### EXERCISE:
Make an exact copy of all the entries, but do not reproduce the pictures.

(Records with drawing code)
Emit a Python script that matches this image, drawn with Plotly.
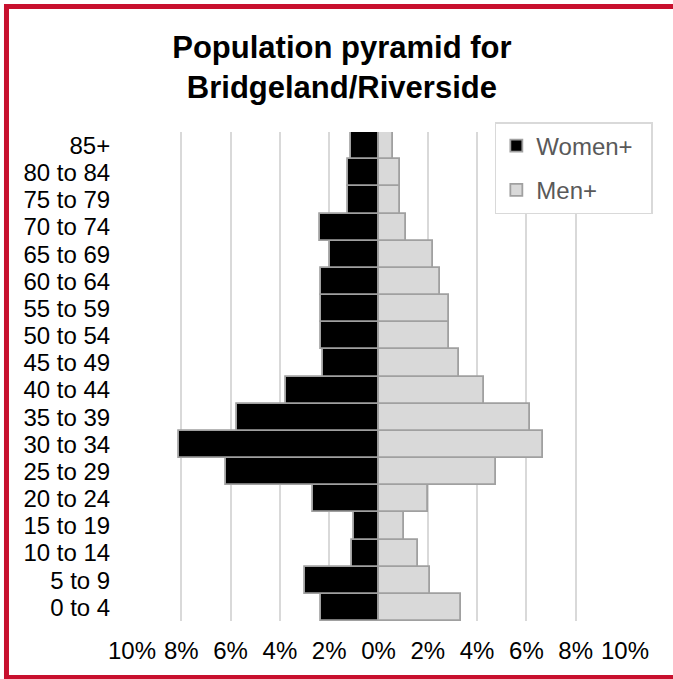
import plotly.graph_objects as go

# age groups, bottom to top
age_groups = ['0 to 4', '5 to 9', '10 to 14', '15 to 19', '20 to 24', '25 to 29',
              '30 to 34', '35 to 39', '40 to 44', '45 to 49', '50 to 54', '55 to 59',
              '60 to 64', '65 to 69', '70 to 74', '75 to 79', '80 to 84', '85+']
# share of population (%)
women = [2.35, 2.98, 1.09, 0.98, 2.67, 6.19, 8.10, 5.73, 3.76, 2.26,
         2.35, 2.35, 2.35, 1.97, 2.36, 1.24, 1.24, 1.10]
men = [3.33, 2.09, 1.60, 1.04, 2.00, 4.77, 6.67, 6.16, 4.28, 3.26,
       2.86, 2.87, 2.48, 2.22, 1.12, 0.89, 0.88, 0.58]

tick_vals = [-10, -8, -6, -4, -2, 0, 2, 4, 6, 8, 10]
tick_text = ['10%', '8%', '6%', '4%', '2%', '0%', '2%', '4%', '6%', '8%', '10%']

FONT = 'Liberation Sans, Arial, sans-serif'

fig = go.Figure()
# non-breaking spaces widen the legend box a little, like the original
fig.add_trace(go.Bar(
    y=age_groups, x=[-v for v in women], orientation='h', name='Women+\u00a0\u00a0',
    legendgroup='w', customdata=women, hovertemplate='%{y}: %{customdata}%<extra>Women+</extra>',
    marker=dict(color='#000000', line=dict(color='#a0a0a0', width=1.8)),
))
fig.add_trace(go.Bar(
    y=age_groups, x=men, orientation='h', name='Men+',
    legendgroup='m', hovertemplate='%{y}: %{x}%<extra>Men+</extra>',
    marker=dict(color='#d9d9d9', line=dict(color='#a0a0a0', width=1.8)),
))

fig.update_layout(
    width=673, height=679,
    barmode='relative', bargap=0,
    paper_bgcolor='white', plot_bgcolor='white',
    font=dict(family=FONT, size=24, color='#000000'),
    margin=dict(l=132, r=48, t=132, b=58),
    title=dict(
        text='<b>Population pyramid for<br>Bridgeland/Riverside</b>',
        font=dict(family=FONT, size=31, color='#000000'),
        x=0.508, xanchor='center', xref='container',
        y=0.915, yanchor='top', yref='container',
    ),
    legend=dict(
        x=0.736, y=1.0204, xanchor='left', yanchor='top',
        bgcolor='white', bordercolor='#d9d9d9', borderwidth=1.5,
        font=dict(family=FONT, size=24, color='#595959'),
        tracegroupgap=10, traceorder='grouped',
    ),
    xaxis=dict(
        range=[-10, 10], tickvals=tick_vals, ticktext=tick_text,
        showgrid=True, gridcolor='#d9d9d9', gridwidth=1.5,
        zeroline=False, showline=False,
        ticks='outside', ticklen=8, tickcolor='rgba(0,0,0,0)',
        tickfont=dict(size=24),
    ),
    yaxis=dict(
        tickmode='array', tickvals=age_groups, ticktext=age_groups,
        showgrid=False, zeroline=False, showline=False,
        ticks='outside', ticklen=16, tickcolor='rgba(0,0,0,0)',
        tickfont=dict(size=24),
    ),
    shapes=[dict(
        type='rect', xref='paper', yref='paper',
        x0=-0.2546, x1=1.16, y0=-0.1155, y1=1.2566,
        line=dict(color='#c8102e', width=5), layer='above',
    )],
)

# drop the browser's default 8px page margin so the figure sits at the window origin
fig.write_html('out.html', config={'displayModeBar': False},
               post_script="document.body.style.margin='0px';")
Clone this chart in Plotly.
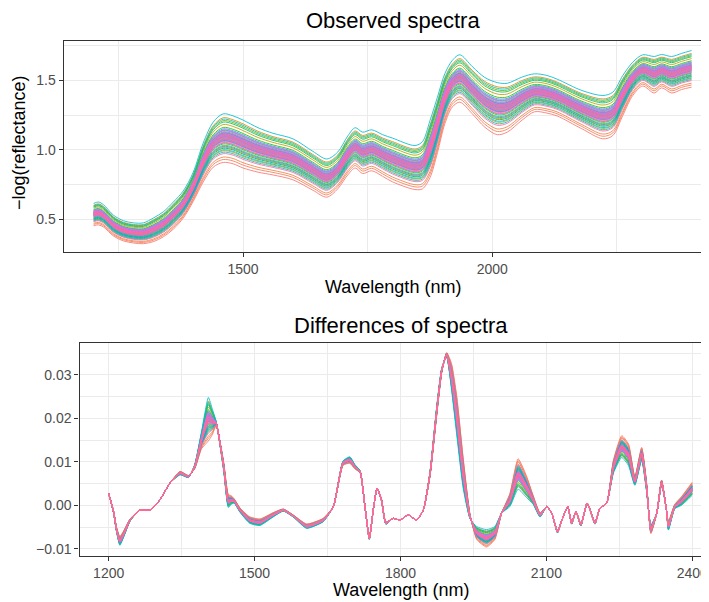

### RESPONSE TO THIS TASK:
Emit a Python script that matches this image, drawn with Plotly.
import plotly.graph_objects as go

# age groups, bottom to top
age_groups = ['0 to 4', '5 to 9', '10 to 14', '15 to 19', '20 to 24', '25 to 29',
              '30 to 34', '35 to 39', '40 to 44', '45 to 49', '50 to 54', '55 to 59',
              '60 to 64', '65 to 69', '70 to 74', '75 to 79', '80 to 84', '85+']
# share of population (%)
women = [2.35, 2.98, 1.09, 0.98, 2.67, 6.19, 8.10, 5.73, 3.76, 2.26,
         2.35, 2.35, 2.35, 1.97, 2.36, 1.24, 1.24, 1.10]
men = [3.33, 2.09, 1.60, 1.04, 2.00, 4.77, 6.67, 6.16, 4.28, 3.26,
       2.86, 2.87, 2.48, 2.22, 1.12, 0.89, 0.88, 0.58]

tick_vals = [-10, -8, -6, -4, -2, 0, 2, 4, 6, 8, 10]
tick_text = ['10%', '8%', '6%', '4%', '2%', '0%', '2%', '4%', '6%', '8%', '10%']

FONT = 'Liberation Sans, Arial, sans-serif'

fig = go.Figure()
# non-breaking spaces widen the legend box a little, like the original
fig.add_trace(go.Bar(
    y=age_groups, x=[-v for v in women], orientation='h', name='Women+\u00a0\u00a0',
    legendgroup='w', customdata=women, hovertemplate='%{y}: %{customdata}%<extra>Women+</extra>',
    marker=dict(color='#000000', line=dict(color='#a0a0a0', width=1.8)),
))
fig.add_trace(go.Bar(
    y=age_groups, x=men, orientation='h', name='Men+',
    legendgroup='m', hovertemplate='%{y}: %{x}%<extra>Men+</extra>',
    marker=dict(color='#d9d9d9', line=dict(color='#a0a0a0', width=1.8)),
))

fig.update_layout(
    width=673, height=679,
    barmode='relative', bargap=0,
    paper_bgcolor='white', plot_bgcolor='white',
    font=dict(family=FONT, size=24, color='#000000'),
    margin=dict(l=132, r=48, t=132, b=58),
    title=dict(
        text='<b>Population pyramid for<br>Bridgeland/Riverside</b>',
        font=dict(family=FONT, size=31, color='#000000'),
        x=0.508, xanchor='center', xref='container',
        y=0.915, yanchor='top', yref='container',
    ),
    legend=dict(
        x=0.736, y=1.0204, xanchor='left', yanchor='top',
        bgcolor='white', bordercolor='#d9d9d9', borderwidth=1.5,
        font=dict(family=FONT, size=24, color='#595959'),
        tracegroupgap=10, traceorder='grouped',
    ),
    xaxis=dict(
        range=[-10, 10], tickvals=tick_vals, ticktext=tick_text,
        showgrid=True, gridcolor='#d9d9d9', gridwidth=1.5,
        zeroline=False, showline=False,
        ticks='outside', ticklen=8, tickcolor='rgba(0,0,0,0)',
        tickfont=dict(size=24),
    ),
    yaxis=dict(
        tickmode='array', tickvals=age_groups, ticktext=age_groups,
        showgrid=False, zeroline=False, showline=False,
        ticks='outside', ticklen=16, tickcolor='rgba(0,0,0,0)',
        tickfont=dict(size=24),
    ),
    shapes=[dict(
        type='rect', xref='paper', yref='paper',
        x0=-0.2546, x1=1.16, y0=-0.1155, y1=1.2566,
        line=dict(color='#c8102e', width=5), layer='above',
    )],
)

# drop the browser's default 8px page margin so the figure sits at the window origin
fig.write_html('out.html', config={'displayModeBar': False},
               post_script="document.body.style.margin='0px';")
Clone this chart in Plotly.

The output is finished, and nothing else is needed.